## Information supplied
begin

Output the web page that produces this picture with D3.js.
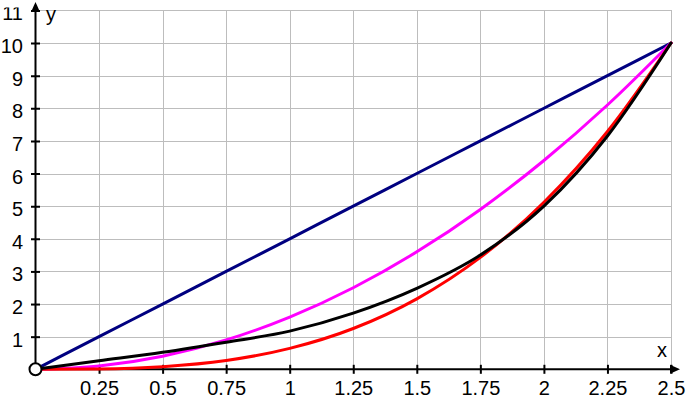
<!DOCTYPE html>
<html><head><meta charset="utf-8">
<script src="https://cdn.jsdelivr.net/npm/d3@7/dist/d3.min.js"></script>
<style>
html,body{margin:0;padding:0;background:#fff;}
text{font-family:"Liberation Sans",Arial,sans-serif;}
</style></head>
<body>
<svg id="chart" width="691" height="403"></svg>
<script>
// ---- data ----
const xs = [0, 0.25, 0.5, 0.75, 1, 1.25, 1.5, 1.75, 2, 2.25, 2.5];
const blueY = [0, 1, 2, 3, 4, 5, 6, 7, 8, 9, 10];
const magentaY = [0, 0.1, 0.4, 0.9, 1.6, 2.5, 3.6, 4.9, 6.4, 8.1, 10];
const redY = [0, 0.01, 0.08, 0.27, 0.64, 1.25, 2.16, 3.43, 5.12, 7.29, 10];
const blackY = [0, 0.26, 0.52, 0.83, 1.17, 1.72, 2.48, 3.5, 5.0, 7.15, 10];
const xTicks = [0.25, 0.5, 0.75, 1, 1.25, 1.5, 1.75, 2, 2.25, 2.5];
const yTicks = [1, 2, 3, 4, 5, 6, 7, 8, 9, 10, 11];
const xTickLabels = ["0.25", "0.5", "0.75", "1", "1.25", "1.5", "1.75", "2", "2.25", "2.5"];
const yTickLabels = ["1", "2", "3", "4", "5", "6", "7", "8", "9", "10", "11"];

const svg = d3.select("#chart");
const x = d3.scaleLinear().domain([0, 2.5]).range([35.5, 671]);
const y = d3.scaleLinear().domain([0, 11]).range([369.3, 10.4]);
const x0 = x(0), y0 = y(0);

// grid
const grid = svg.append("g").attr("stroke", "#bdbdbd").attr("stroke-width", 1).attr("shape-rendering", "crispEdges");
grid.selectAll("line.v").data(xTicks).join("line")
  .attr("x1", d => Math.round(x(d)) + 0.5).attr("x2", d => Math.round(x(d)) + 0.5)
  .attr("y1", y(11)).attr("y2", y0);
grid.selectAll("line.h").data(yTicks).join("line")
  .attr("y1", d => Math.round(y(d)) + 0.5).attr("y2", d => Math.round(y(d)) + 0.5)
  .attr("x1", x0).attr("x2", x(2.5));

// axes lines
svg.append("line").attr("x1", x0).attr("x2", 672).attr("y1", y0).attr("y2", y0)
  .attr("stroke", "#000").attr("stroke-width", 2);
svg.append("line").attr("x1", x0).attr("x2", x0).attr("y1", y0).attr("y2", 10)
  .attr("stroke", "#000").attr("stroke-width", 2);
// arrows
svg.append("path").attr("d", `M${x0},2 L${x0-4.5},12 L${x0+4.5},12 Z`).attr("fill", "#000");
svg.append("path").attr("d", `M680,${y0} L670,${y0-4.5} L670,${y0+4.5} Z`).attr("fill", "#000");

// x ticks via axis
const xAxis = d3.axisBottom(x).tickValues(xTicks).tickSize(9)
  .tickFormat((d, i) => xTickLabels[i]);
const gx = svg.append("g").attr("transform", `translate(0,${y0 - 4.5})`).call(xAxis);
gx.select(".domain").remove();
gx.selectAll(".tick line").attr("stroke", "#000").attr("stroke-width", 2);
gx.selectAll(".tick text").attr("y", 30).attr("dy", 0).attr("font-size", 20)
  .attr("font-family", "Liberation Sans, Arial, sans-serif").attr("fill", "#000");

// y ticks via axis
svg.append("clipPath").attr("id", "yclip").append("rect")
  .attr("x", -100).attr("y", 7.5).attr("width", 800).attr("height", 400);
const yAxis = d3.axisLeft(y).tickValues(yTicks).tickSize(9)
  .tickFormat((d, i) => yTickLabels[i]);
const gy = svg.append("g").attr("transform", `translate(${x0 + 4.5},0)`)
  .attr("clip-path", "url(#yclip)").call(yAxis);
gy.select(".domain").remove();
gy.selectAll(".tick line").attr("stroke", "#000").attr("stroke-width", 2);
gy.selectAll(".tick text").attr("x", -17).attr("dy", 9.5).attr("font-size", 20)
  .attr("font-family", "Liberation Sans, Arial, sans-serif").attr("fill", "#000");

// axis titles
svg.append("text").attr("x", 46).attr("y", 21).attr("font-size", 20).text("y");
svg.append("text").attr("x", 657).attr("y", 357).attr("font-size", 20).text("x");

// curves
const line = d3.line().x(d => x(d[0])).y(d => y(d[1])).curve(d3.curveMonotoneX);
const series = [
  {vals: blueY, color: "#000080", w: 3},
  {vals: magentaY, color: "#ff00ff", w: 3},
  {vals: redY, color: "#ff0000", w: 3},
  {vals: blackY, color: "#000000", w: 3}
];
svg.selectAll("path.series").data(series).join("path")
  .attr("class", "series")
  .attr("d", s => line(xs.map((xv, i) => [xv, s.vals[i]])))
  .attr("fill", "none").attr("stroke", s => s.color).attr("stroke-width", s => s.w)
  .attr("stroke-linejoin", "round").attr("stroke-linecap", "round");

// origin circle
svg.append("circle").attr("cx", x0).attr("cy", y0).attr("r", 6)
  .attr("fill", "#fff").attr("stroke", "#000").attr("stroke-width", 2);
</script>
</body></html>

end

## Task to complete
Quote the material in full and exactly; do not carry over its pictures.

## Final answer
Output the web page that produces this picture with D3.js.
<!DOCTYPE html>
<html><head><meta charset="utf-8">
<script src="https://cdn.jsdelivr.net/npm/d3@7/dist/d3.min.js"></script>
<style>
html,body{margin:0;padding:0;background:#fff;}
text{font-family:"Liberation Sans",Arial,sans-serif;}
</style></head>
<body>
<svg id="chart" width="691" height="403"></svg>
<script>
// ---- data ----
const xs = [0, 0.25, 0.5, 0.75, 1, 1.25, 1.5, 1.75, 2, 2.25, 2.5];
const blueY = [0, 1, 2, 3, 4, 5, 6, 7, 8, 9, 10];
const magentaY = [0, 0.1, 0.4, 0.9, 1.6, 2.5, 3.6, 4.9, 6.4, 8.1, 10];
const redY = [0, 0.01, 0.08, 0.27, 0.64, 1.25, 2.16, 3.43, 5.12, 7.29, 10];
const blackY = [0, 0.26, 0.52, 0.83, 1.17, 1.72, 2.48, 3.5, 5.0, 7.15, 10];
const xTicks = [0.25, 0.5, 0.75, 1, 1.25, 1.5, 1.75, 2, 2.25, 2.5];
const yTicks = [1, 2, 3, 4, 5, 6, 7, 8, 9, 10, 11];
const xTickLabels = ["0.25", "0.5", "0.75", "1", "1.25", "1.5", "1.75", "2", "2.25", "2.5"];
const yTickLabels = ["1", "2", "3", "4", "5", "6", "7", "8", "9", "10", "11"];

const svg = d3.select("#chart");
const x = d3.scaleLinear().domain([0, 2.5]).range([35.5, 671]);
const y = d3.scaleLinear().domain([0, 11]).range([369.3, 10.4]);
const x0 = x(0), y0 = y(0);

// grid
const grid = svg.append("g").attr("stroke", "#bdbdbd").attr("stroke-width", 1).attr("shape-rendering", "crispEdges");
grid.selectAll("line.v").data(xTicks).join("line")
  .attr("x1", d => Math.round(x(d)) + 0.5).attr("x2", d => Math.round(x(d)) + 0.5)
  .attr("y1", y(11)).attr("y2", y0);
grid.selectAll("line.h").data(yTicks).join("line")
  .attr("y1", d => Math.round(y(d)) + 0.5).attr("y2", d => Math.round(y(d)) + 0.5)
  .attr("x1", x0).attr("x2", x(2.5));

// axes lines
svg.append("line").attr("x1", x0).attr("x2", 672).attr("y1", y0).attr("y2", y0)
  .attr("stroke", "#000").attr("stroke-width", 2);
svg.append("line").attr("x1", x0).attr("x2", x0).attr("y1", y0).attr("y2", 10)
  .attr("stroke", "#000").attr("stroke-width", 2);
// arrows
svg.append("path").attr("d", `M${x0},2 L${x0-4.5},12 L${x0+4.5},12 Z`).attr("fill", "#000");
svg.append("path").attr("d", `M680,${y0} L670,${y0-4.5} L670,${y0+4.5} Z`).attr("fill", "#000");

// x ticks via axis
const xAxis = d3.axisBottom(x).tickValues(xTicks).tickSize(9)
  .tickFormat((d, i) => xTickLabels[i]);
const gx = svg.append("g").attr("transform", `translate(0,${y0 - 4.5})`).call(xAxis);
gx.select(".domain").remove();
gx.selectAll(".tick line").attr("stroke", "#000").attr("stroke-width", 2);
gx.selectAll(".tick text").attr("y", 30).attr("dy", 0).attr("font-size", 20)
  .attr("font-family", "Liberation Sans, Arial, sans-serif").attr("fill", "#000");

// y ticks via axis
svg.append("clipPath").attr("id", "yclip").append("rect")
  .attr("x", -100).attr("y", 7.5).attr("width", 800).attr("height", 400);
const yAxis = d3.axisLeft(y).tickValues(yTicks).tickSize(9)
  .tickFormat((d, i) => yTickLabels[i]);
const gy = svg.append("g").attr("transform", `translate(${x0 + 4.5},0)`)
  .attr("clip-path", "url(#yclip)").call(yAxis);
gy.select(".domain").remove();
gy.selectAll(".tick line").attr("stroke", "#000").attr("stroke-width", 2);
gy.selectAll(".tick text").attr("x", -17).attr("dy", 9.5).attr("font-size", 20)
  .attr("font-family", "Liberation Sans, Arial, sans-serif").attr("fill", "#000");

// axis titles
svg.append("text").attr("x", 46).attr("y", 21).attr("font-size", 20).text("y");
svg.append("text").attr("x", 657).attr("y", 357).attr("font-size", 20).text("x");

// curves
const line = d3.line().x(d => x(d[0])).y(d => y(d[1])).curve(d3.curveMonotoneX);
const series = [
  {vals: blueY, color: "#000080", w: 3},
  {vals: magentaY, color: "#ff00ff", w: 3},
  {vals: redY, color: "#ff0000", w: 3},
  {vals: blackY, color: "#000000", w: 3}
];
svg.selectAll("path.series").data(series).join("path")
  .attr("class", "series")
  .attr("d", s => line(xs.map((xv, i) => [xv, s.vals[i]])))
  .attr("fill", "none").attr("stroke", s => s.color).attr("stroke-width", s => s.w)
  .attr("stroke-linejoin", "round").attr("stroke-linecap", "round");

// origin circle
svg.append("circle").attr("cx", x0).attr("cy", y0).attr("r", 6)
  .attr("fill", "#fff").attr("stroke", "#000").attr("stroke-width", 2);
</script>
</body></html>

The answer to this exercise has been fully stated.